Task prompt: Copy the data exactly; pictures stay out of the copy.

::::::::

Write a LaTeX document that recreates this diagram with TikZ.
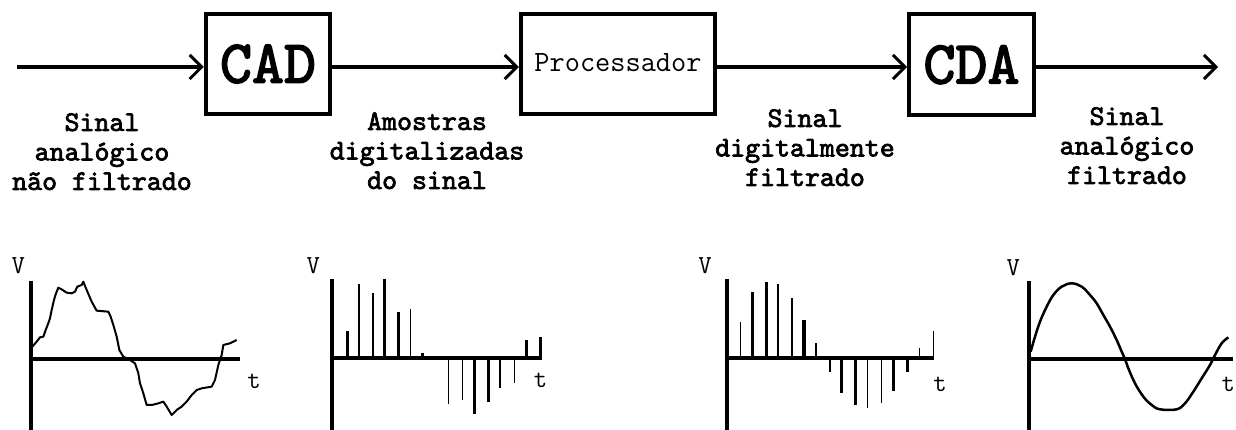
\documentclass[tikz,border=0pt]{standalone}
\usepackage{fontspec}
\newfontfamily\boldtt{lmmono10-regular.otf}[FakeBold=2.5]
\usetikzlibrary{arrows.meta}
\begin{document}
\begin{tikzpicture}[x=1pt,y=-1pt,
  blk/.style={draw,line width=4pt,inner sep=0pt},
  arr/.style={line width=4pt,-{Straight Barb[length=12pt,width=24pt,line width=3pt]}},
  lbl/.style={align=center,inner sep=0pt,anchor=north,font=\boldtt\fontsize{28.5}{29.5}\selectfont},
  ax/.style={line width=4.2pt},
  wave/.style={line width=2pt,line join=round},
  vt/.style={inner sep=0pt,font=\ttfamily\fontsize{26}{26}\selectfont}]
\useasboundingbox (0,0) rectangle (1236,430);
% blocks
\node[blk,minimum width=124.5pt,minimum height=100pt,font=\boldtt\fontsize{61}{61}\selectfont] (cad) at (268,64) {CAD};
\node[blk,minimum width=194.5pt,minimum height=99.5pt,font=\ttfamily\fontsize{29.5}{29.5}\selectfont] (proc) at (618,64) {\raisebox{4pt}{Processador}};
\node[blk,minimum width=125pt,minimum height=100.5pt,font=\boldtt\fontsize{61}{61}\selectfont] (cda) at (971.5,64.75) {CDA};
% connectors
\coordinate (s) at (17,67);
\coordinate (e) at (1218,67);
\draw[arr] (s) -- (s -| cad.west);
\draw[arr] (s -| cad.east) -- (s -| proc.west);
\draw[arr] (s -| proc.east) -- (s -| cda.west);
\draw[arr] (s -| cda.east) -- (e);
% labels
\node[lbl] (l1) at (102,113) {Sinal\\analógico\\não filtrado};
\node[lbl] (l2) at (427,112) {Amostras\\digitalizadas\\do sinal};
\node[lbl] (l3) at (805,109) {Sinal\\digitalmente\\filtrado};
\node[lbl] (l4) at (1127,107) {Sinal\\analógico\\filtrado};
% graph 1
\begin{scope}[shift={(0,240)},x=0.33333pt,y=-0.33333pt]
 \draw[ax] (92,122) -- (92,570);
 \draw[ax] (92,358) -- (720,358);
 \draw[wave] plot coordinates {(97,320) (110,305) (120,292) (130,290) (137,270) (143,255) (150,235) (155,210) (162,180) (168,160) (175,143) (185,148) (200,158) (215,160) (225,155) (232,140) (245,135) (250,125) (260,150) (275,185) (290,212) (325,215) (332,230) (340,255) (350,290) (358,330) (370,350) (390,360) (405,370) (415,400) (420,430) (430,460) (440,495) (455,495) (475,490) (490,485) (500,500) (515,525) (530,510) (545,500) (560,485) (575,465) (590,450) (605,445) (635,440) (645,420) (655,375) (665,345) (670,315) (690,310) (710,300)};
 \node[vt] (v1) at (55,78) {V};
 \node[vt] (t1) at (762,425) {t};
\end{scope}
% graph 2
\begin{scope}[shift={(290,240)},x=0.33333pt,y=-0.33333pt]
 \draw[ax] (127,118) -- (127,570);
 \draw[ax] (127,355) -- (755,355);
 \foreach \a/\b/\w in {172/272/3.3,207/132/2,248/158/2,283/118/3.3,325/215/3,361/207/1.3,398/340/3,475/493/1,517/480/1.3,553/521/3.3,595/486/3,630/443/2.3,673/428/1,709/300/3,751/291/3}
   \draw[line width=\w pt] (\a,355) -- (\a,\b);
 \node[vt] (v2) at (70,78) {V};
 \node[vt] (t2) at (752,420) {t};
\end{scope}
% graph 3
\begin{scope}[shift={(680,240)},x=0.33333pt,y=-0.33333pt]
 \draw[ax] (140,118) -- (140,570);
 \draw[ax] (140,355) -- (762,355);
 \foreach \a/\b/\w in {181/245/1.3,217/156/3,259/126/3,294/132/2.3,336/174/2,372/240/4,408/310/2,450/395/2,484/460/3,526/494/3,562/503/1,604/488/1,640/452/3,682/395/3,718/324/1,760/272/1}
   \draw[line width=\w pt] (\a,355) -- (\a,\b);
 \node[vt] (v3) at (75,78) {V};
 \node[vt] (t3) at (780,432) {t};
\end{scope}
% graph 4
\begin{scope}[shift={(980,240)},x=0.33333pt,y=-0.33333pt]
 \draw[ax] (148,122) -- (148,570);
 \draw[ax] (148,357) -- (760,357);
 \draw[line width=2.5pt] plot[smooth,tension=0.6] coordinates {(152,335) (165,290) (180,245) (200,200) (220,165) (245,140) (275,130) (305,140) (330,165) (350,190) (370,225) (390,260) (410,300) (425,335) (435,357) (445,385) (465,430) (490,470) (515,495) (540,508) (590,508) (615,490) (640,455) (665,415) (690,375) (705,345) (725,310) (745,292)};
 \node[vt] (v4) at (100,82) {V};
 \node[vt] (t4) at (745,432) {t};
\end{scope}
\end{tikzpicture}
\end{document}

::::::::

Reply to the task:
Write a LaTeX document that recreates this diagram with TikZ.
\documentclass[tikz,border=0pt]{standalone}
\usepackage{fontspec}
\newfontfamily\boldtt{lmmono10-regular.otf}[FakeBold=2.5]
\usetikzlibrary{arrows.meta}
\begin{document}
\begin{tikzpicture}[x=1pt,y=-1pt,
  blk/.style={draw,line width=4pt,inner sep=0pt},
  arr/.style={line width=4pt,-{Straight Barb[length=12pt,width=24pt,line width=3pt]}},
  lbl/.style={align=center,inner sep=0pt,anchor=north,font=\boldtt\fontsize{28.5}{29.5}\selectfont},
  ax/.style={line width=4.2pt},
  wave/.style={line width=2pt,line join=round},
  vt/.style={inner sep=0pt,font=\ttfamily\fontsize{26}{26}\selectfont}]
\useasboundingbox (0,0) rectangle (1236,430);
% blocks
\node[blk,minimum width=124.5pt,minimum height=100pt,font=\boldtt\fontsize{61}{61}\selectfont] (cad) at (268,64) {CAD};
\node[blk,minimum width=194.5pt,minimum height=99.5pt,font=\ttfamily\fontsize{29.5}{29.5}\selectfont] (proc) at (618,64) {\raisebox{4pt}{Processador}};
\node[blk,minimum width=125pt,minimum height=100.5pt,font=\boldtt\fontsize{61}{61}\selectfont] (cda) at (971.5,64.75) {CDA};
% connectors
\coordinate (s) at (17,67);
\coordinate (e) at (1218,67);
\draw[arr] (s) -- (s -| cad.west);
\draw[arr] (s -| cad.east) -- (s -| proc.west);
\draw[arr] (s -| proc.east) -- (s -| cda.west);
\draw[arr] (s -| cda.east) -- (e);
% labels
\node[lbl] (l1) at (102,113) {Sinal\\analógico\\não filtrado};
\node[lbl] (l2) at (427,112) {Amostras\\digitalizadas\\do sinal};
\node[lbl] (l3) at (805,109) {Sinal\\digitalmente\\filtrado};
\node[lbl] (l4) at (1127,107) {Sinal\\analógico\\filtrado};
% graph 1
\begin{scope}[shift={(0,240)},x=0.33333pt,y=-0.33333pt]
 \draw[ax] (92,122) -- (92,570);
 \draw[ax] (92,358) -- (720,358);
 \draw[wave] plot coordinates {(97,320) (110,305) (120,292) (130,290) (137,270) (143,255) (150,235) (155,210) (162,180) (168,160) (175,143) (185,148) (200,158) (215,160) (225,155) (232,140) (245,135) (250,125) (260,150) (275,185) (290,212) (325,215) (332,230) (340,255) (350,290) (358,330) (370,350) (390,360) (405,370) (415,400) (420,430) (430,460) (440,495) (455,495) (475,490) (490,485) (500,500) (515,525) (530,510) (545,500) (560,485) (575,465) (590,450) (605,445) (635,440) (645,420) (655,375) (665,345) (670,315) (690,310) (710,300)};
 \node[vt] (v1) at (55,78) {V};
 \node[vt] (t1) at (762,425) {t};
\end{scope}
% graph 2
\begin{scope}[shift={(290,240)},x=0.33333pt,y=-0.33333pt]
 \draw[ax] (127,118) -- (127,570);
 \draw[ax] (127,355) -- (755,355);
 \foreach \a/\b/\w in {172/272/3.3,207/132/2,248/158/2,283/118/3.3,325/215/3,361/207/1.3,398/340/3,475/493/1,517/480/1.3,553/521/3.3,595/486/3,630/443/2.3,673/428/1,709/300/3,751/291/3}
   \draw[line width=\w pt] (\a,355) -- (\a,\b);
 \node[vt] (v2) at (70,78) {V};
 \node[vt] (t2) at (752,420) {t};
\end{scope}
% graph 3
\begin{scope}[shift={(680,240)},x=0.33333pt,y=-0.33333pt]
 \draw[ax] (140,118) -- (140,570);
 \draw[ax] (140,355) -- (762,355);
 \foreach \a/\b/\w in {181/245/1.3,217/156/3,259/126/3,294/132/2.3,336/174/2,372/240/4,408/310/2,450/395/2,484/460/3,526/494/3,562/503/1,604/488/1,640/452/3,682/395/3,718/324/1,760/272/1}
   \draw[line width=\w pt] (\a,355) -- (\a,\b);
 \node[vt] (v3) at (75,78) {V};
 \node[vt] (t3) at (780,432) {t};
\end{scope}
% graph 4
\begin{scope}[shift={(980,240)},x=0.33333pt,y=-0.33333pt]
 \draw[ax] (148,122) -- (148,570);
 \draw[ax] (148,357) -- (760,357);
 \draw[line width=2.5pt] plot[smooth,tension=0.6] coordinates {(152,335) (165,290) (180,245) (200,200) (220,165) (245,140) (275,130) (305,140) (330,165) (350,190) (370,225) (390,260) (410,300) (425,335) (435,357) (445,385) (465,430) (490,470) (515,495) (540,508) (590,508) (615,490) (640,455) (665,415) (690,375) (705,345) (725,310) (745,292)};
 \node[vt] (v4) at (100,82) {V};
 \node[vt] (t4) at (745,432) {t};
\end{scope}
\end{tikzpicture}
\end{document}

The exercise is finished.